* begin *

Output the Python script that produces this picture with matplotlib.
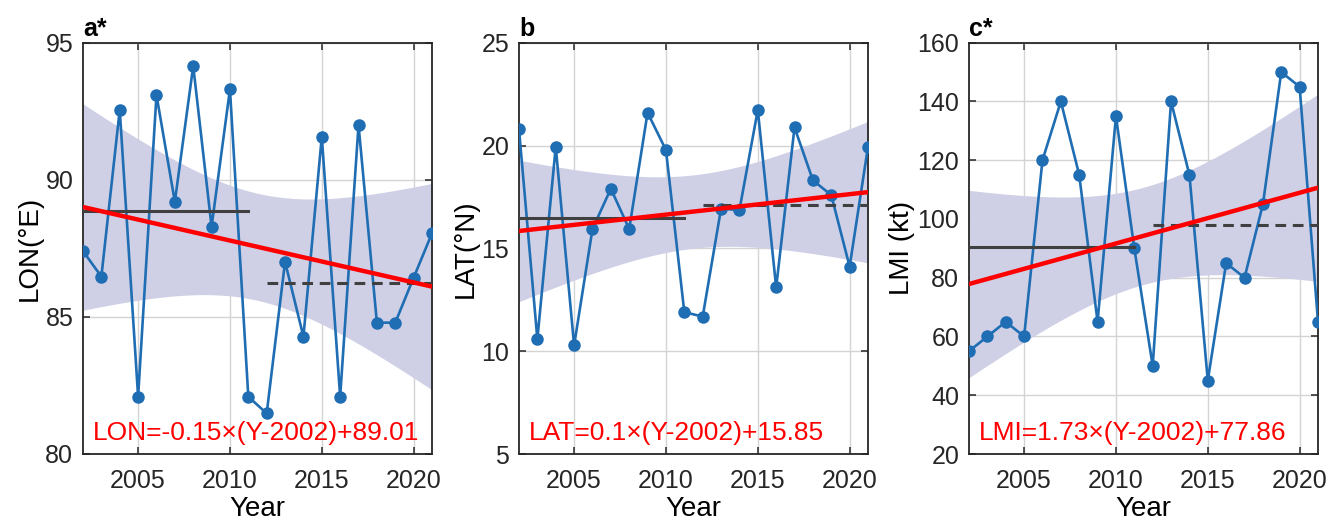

* end *
* begin *

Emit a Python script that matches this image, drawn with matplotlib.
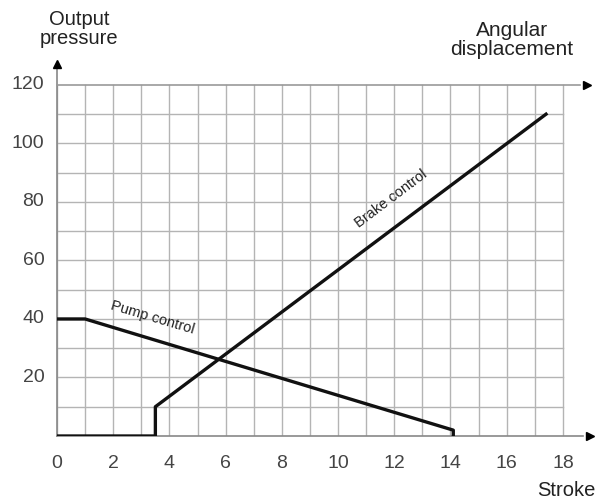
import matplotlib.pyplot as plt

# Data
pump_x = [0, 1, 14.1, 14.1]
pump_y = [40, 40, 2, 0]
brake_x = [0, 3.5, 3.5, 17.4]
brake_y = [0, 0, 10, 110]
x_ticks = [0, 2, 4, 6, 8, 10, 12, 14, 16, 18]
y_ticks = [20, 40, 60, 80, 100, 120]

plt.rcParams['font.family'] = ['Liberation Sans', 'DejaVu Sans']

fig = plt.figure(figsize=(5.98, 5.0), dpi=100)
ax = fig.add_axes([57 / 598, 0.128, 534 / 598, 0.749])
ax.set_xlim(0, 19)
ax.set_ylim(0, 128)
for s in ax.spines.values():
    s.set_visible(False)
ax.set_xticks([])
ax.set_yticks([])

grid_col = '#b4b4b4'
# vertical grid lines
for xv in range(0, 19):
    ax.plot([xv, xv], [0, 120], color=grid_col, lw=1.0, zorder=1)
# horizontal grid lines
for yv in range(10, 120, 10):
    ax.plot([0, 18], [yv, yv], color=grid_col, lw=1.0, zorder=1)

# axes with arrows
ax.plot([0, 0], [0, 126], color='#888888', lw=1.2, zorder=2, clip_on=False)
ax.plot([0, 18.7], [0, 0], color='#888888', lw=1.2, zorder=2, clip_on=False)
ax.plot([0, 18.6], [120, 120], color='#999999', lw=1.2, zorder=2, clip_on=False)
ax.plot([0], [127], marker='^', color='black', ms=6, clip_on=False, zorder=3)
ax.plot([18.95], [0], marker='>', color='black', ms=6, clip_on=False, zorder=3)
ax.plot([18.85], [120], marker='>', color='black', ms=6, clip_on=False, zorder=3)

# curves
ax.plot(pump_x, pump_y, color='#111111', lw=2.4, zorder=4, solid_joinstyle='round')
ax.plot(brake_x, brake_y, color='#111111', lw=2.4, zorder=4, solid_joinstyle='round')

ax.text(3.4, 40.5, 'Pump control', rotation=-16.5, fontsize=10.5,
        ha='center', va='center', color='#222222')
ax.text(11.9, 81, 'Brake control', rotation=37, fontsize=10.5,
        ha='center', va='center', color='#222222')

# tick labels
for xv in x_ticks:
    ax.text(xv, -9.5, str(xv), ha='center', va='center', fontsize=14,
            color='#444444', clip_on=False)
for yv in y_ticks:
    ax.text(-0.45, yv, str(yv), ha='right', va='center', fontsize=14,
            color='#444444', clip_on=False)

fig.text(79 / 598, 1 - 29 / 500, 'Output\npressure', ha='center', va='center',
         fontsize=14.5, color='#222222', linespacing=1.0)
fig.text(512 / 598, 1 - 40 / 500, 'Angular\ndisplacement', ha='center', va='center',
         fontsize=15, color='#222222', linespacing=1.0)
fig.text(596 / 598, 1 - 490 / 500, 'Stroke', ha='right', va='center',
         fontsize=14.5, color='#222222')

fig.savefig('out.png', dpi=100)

* end *

## To do
Find and copy every line in the entries above where the string "this" occurs.

## Exercise solution
Output the Python script that produces this picture with matplotlib.
Emit a Python script that matches this image, drawn with matplotlib.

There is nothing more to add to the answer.